__Task prompt__. Present each line of the entries below that holds the word "this".

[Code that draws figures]
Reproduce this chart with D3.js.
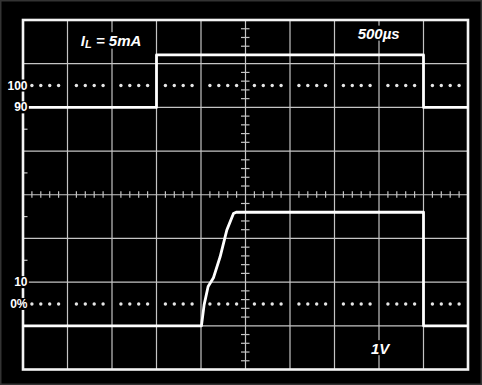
<head>
  <title>Load step response</title>
</head>
<body>
  <script src="https://cdn.jsdelivr.net/npm/d3@7"></script>

  <style>
    body {
      margin: 0;
      background: #000;
    }
    text {
      font-family: "Liberation Sans", Arial, sans-serif;
      font-weight: bold;
      fill: #fff;
    }
    .grid line {
      stroke: #c4c4c4;
      stroke-width: 1.2;
    }
    .trace {
      fill: none;
      stroke: #fff;
      stroke-width: 2.8;
      stroke-linejoin: round;
    }
  </style>

  <script>
    // time in microseconds (500us/div), levels in screen divisions from centre
    const currentTime = [0, 1500, 1500, 4500, 4500, 5000];
    const currentLevel = [2, 2, 3.2, 3.2, 2, 2];

    const voltageTime = [0, 2005, 2035, 2080, 2140, 2215, 2290, 2365, 2395, 4500, 4500, 5000];
    const voltageLevel = [-3, -3, -2.52, -2.1, -1.9, -1.42, -0.81, -0.43, -0.4, -0.4, -3, -3];

    const refLevels = [2.5, 2, -2, -2.5];
    const refLabels = ["100", "90", "10", "0%"];
    const dottedLevels = [2.5, -2.5];

    const W = 482, H = 385;
    var margin = {top: 20, right: 14, bottom: 15.5, left: 23}
      , width = W - margin.left - margin.right
      , height = H - margin.top - margin.bottom;

    const svg = d3.select("body").append("svg")
      .attr("width", W)
      .attr("height", H);

    // outer frame of the photo
    svg.append("rect")
      .attr("x", 0.75).attr("y", 0.75)
      .attr("width", W - 1.5).attr("height", H - 1.5)
      .attr("fill", "#000")
      .attr("stroke", "#333")
      .attr("stroke-width", 1.5);

    const g = svg.append("g")
      .attr("transform", "translate(" + margin.left + "," + margin.top + ")");

    const x = d3.scaleLinear().domain([0, 5000]).range([0, width]);
    const y = d3.scaleLinear().domain([-4, 4]).range([height, 0]);

    // graticule
    const grid = g.append("g").attr("class", "grid");
    grid.selectAll(".v").data(d3.range(500, 5000, 500)).enter().append("line")
      .attr("x1", d => x(d)).attr("x2", d => x(d))
      .attr("y1", 0).attr("y2", height);
    grid.selectAll(".h").data(d3.range(-3, 4)).enter().append("line")
      .attr("x1", 0).attr("x2", width)
      .attr("y1", d => y(d)).attr("y2", d => y(d));

    // minor ticks on centre axes
    const minorX = d3.range(0, 5001, 100).filter(d => d % 500 !== 0);
    const minorY = d3.range(-40, 41, 2).map(d => d / 10).filter(d => Math.abs(d % 1) > 0.01);
    grid.selectAll(".mx").data(minorX).enter().append("line")
      .attr("x1", d => x(d)).attr("x2", d => x(d))
      .attr("y1", y(0) - 3.5).attr("y2", y(0) + 3);
    grid.selectAll(".my").data(minorY).enter().append("line")
      .attr("x1", x(2500) - 4.5).attr("x2", x(2500) + 4)
      .attr("y1", d => y(d)).attr("y2", d => y(d));
    // half-division marks on the left edge
    grid.selectAll(".ml").data([1.5, 0.5, -0.5, -1.5]).enter().append("line")
      .attr("x1", 0).attr("x2", 4.5)
      .attr("y1", d => y(d)).attr("y2", d => y(d));

    // dotted reference rows
    dottedLevels.forEach(lv => {
      const dots = minorX.map(t => ({t: t, lv: lv}));
      g.selectAll(null).data(dots).enter().append("circle")
        .attr("cx", d => x(d.t)).attr("cy", d => y(d.lv))
        .attr("r", 1.7)
        .attr("fill", "#e6e6e6");
    });

    // border
    g.append("rect")
      .attr("width", width).attr("height", height)
      .attr("fill", "none")
      .attr("stroke", "#f4f4f4")
      .attr("stroke-width", 2.6);

    // traces
    const line = d3.line()
      .x(d => x(d[0]))
      .y(d => y(d[1]));

    g.append("path")
      .attr("class", "trace")
      .attr("d", line(d3.zip(currentTime, currentLevel)));
    g.append("path")
      .attr("class", "trace")
      .attr("d", line(d3.zip(voltageTime, voltageLevel)));

    // text with black backing
    function label(px, py, anchor, size, italic, parts) {
      const t = g.append("text")
        .attr("x", px).attr("y", py)
        .attr("text-anchor", anchor)
        .attr("dominant-baseline", "central")
        .style("font-size", size + "px")
        .style("font-style", italic ? "italic" : "normal");
      parts.forEach(p => {
        const s = t.append("tspan").text(p.text);
        if (p.sub) s.attr("dy", 4).style("font-size", (size - 4) + "px");
        if (p.back) s.attr("dy", -4);
      });
      const b = t.node().getBBox();
      g.insert("rect", function () { return t.node(); })
        .attr("x", b.x - 1).attr("y", b.y + 1)
        .attr("width", b.width + 2).attr("height", b.height - 2)
        .attr("fill", "#000");
    }

    refLevels.forEach((lv, i) => {
      label(4.5, y(lv), "end", 12, false, [{text: refLabels[i]}]);
    });

    label(x(650), y(3.55), "start", 15, true,
      [{text: "I"}, {text: "L", sub: true}, {text: " = 5mA", back: true}]);
    label(x(3760), y(3.7), "start", 15, true, [{text: "500µs"}]);
    label(x(3910), y(-3.5), "start", 15, true, [{text: "1V"}]);
  </script>
</body>
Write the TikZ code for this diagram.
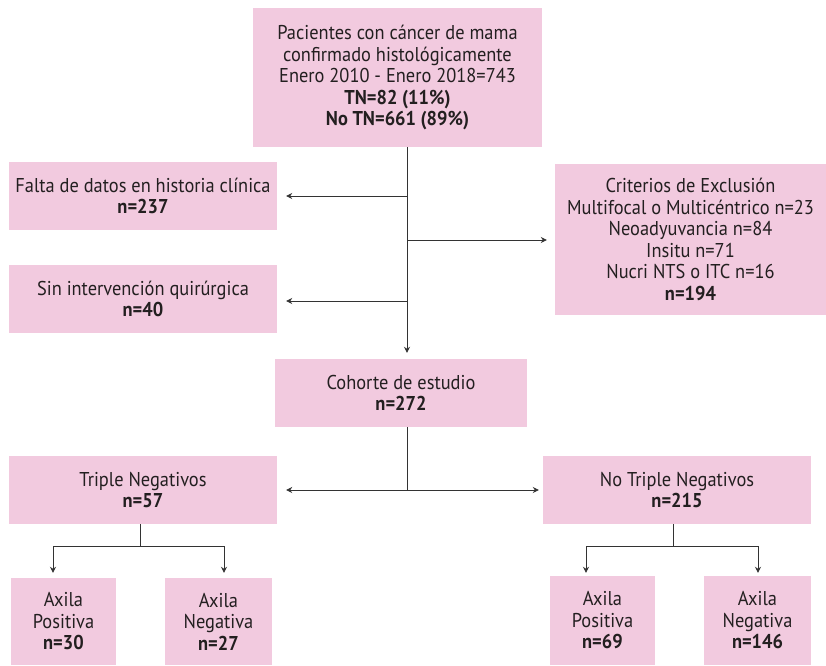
\documentclass[tikz,border=0pt]{standalone}
\usepackage{fontspec}
\setmainfont{PT Sans}[FakeStretch=0.92]
\usetikzlibrary{arrows.meta,calc}
\definecolor{boxpink}{HTML}{F2CADF}
\definecolor{linegray}{HTML}{333333}
\definecolor{txt}{HTML}{231F20}
\tikzset{
  pinkbox/.style={fill=boxpink, draw=none, inner sep=0pt, align=center,
    font=\fontsize{20}{21.5}\selectfont, text=txt},
  conn/.style={draw=linegray, line width=0.9pt},
  arr/.style={conn, -{Stealth[length=6pt,width=6pt]}}
}
\newcommand{\boxat}[6]{% name, x1, y1, x2, y2, text
  \node[pinkbox, minimum width={#4-#2}, minimum height={#5-#3}] (#1) at ({(#2+#4)/2},{(#3+#5)/2}) {#6};}
\begin{document}
\begin{tikzpicture}[x=1pt,y=-1pt]
\useasboundingbox (0,0) rectangle (826,665);
\boxat{top}{253}{8}{542}{147}{Pacientes con cáncer de mama\\confirmado histológicamente\\Enero 2010 - Enero 2018=743\\\textbf{TN=82 (11\%)}\\\textbf{No TN=661 (89\%)}}
\boxat{falta}{9}{162}{277}{230}{Falta de datos en historia clínica\\\textbf{n=237}}
\boxat{sin}{9}{265}{277}{333}{Sin intervención quirúrgica\\\textbf{n=40}}
\boxat{crit}{555}{164}{826}{315}{\fontsize{20}{20}\selectfont Criterios de Exclusión\\Multifocal o Multicéntrico n=23\\Neoadyuvancia n=84\\Insitu n=71\\Nucri NTS o ITC n=16\\\textbf{n=194}}
\boxat{coh}{275}{359}{527}{427}{Cohorte de estudio\\\textbf{n=272}}
\boxat{tn}{9}{456}{277}{524}{Triple Negativos\\\textbf{n=57}}
\boxat{ntn}{543}{456}{811}{524}{No Triple Negativos\\\textbf{n=215}}
\boxat{a1}{11}{578}{116}{665}{Axila\\Positiva\\\textbf{n=30}}
\boxat{a2}{165}{578}{272}{665}{Axila\\Negativa\\\textbf{n=27}}
\boxat{a3}{550}{576}{655}{665}{Axila\\Positiva\\\textbf{n=69}}
\boxat{a4}{704}{576}{811}{665}{Axila\\Negativa\\\textbf{n=146}}
% trunk
\coordinate (t0) at (407,147);
\coordinate (bf) at (407,196);
\coordinate (bc) at (407,240);
\coordinate (bs) at (407,301);
\draw[arr] (t0) -- ($(coh.north -| t0)+(0,-6)$);
\draw[arr] (bf) -- ($(falta.east)+(9,0)$);
\draw[arr] (bs) -- ($(sin.east |- bs)+(9,0)$);
\draw[arr] (bc) -- ($(crit.west |- bc)+(-8,0)$);
% cohort split
\coordinate (c0) at (407,427);
\coordinate (c1) at (407,490);
\draw[conn] (c0) -- (c1);
\draw[arr] (c1) -- ($(tn.east)+(9,0)$);
\draw[arr] (c1) -- ($(ntn.west)+(-4,0)$);
% TN split
\coordinate (l0) at (140,524);
\coordinate (l1) at (140,546);
\coordinate (l2) at (53,546);
\coordinate (l3) at (224,546);
\draw[conn] (l0) -- (l1);
\draw[conn] (l2) -- (l3);
\draw[arr] (l2) -- ($(l2 |- a1.north)+(0,-5)$);
\draw[arr] (l3) -- ($(l3 |- a2.north)+(0,-5)$);
% NTN split
\coordinate (r0) at (673,524);
\coordinate (r1) at (673,546);
\coordinate (r2) at (586,546);
\coordinate (r3) at (758,546);
\draw[conn] (r0) -- (r1);
\draw[conn] (r2) -- (r3);
\draw[arr] (r2) -- ($(r2 |- a3.north)+(0,-3)$);
\draw[arr] (r3) -- ($(r3 |- a4.north)+(0,-3)$);
\end{tikzpicture}
\end{document}
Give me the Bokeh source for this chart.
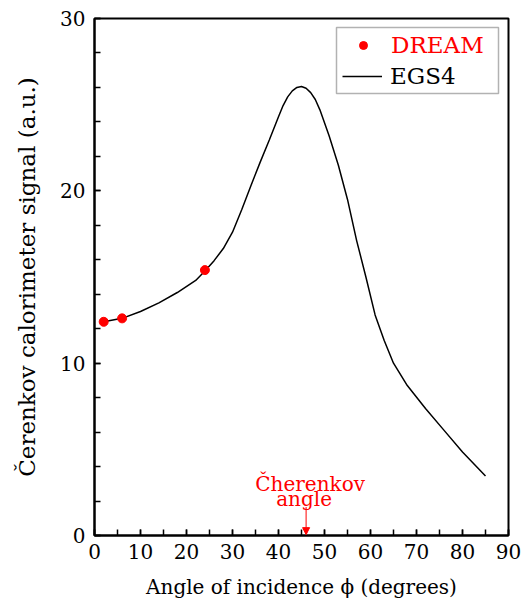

__Answer__.
Reproduce this chart with D3.js.
Write the TikZ code for this diagram.
Give me the Bokeh source for this chart.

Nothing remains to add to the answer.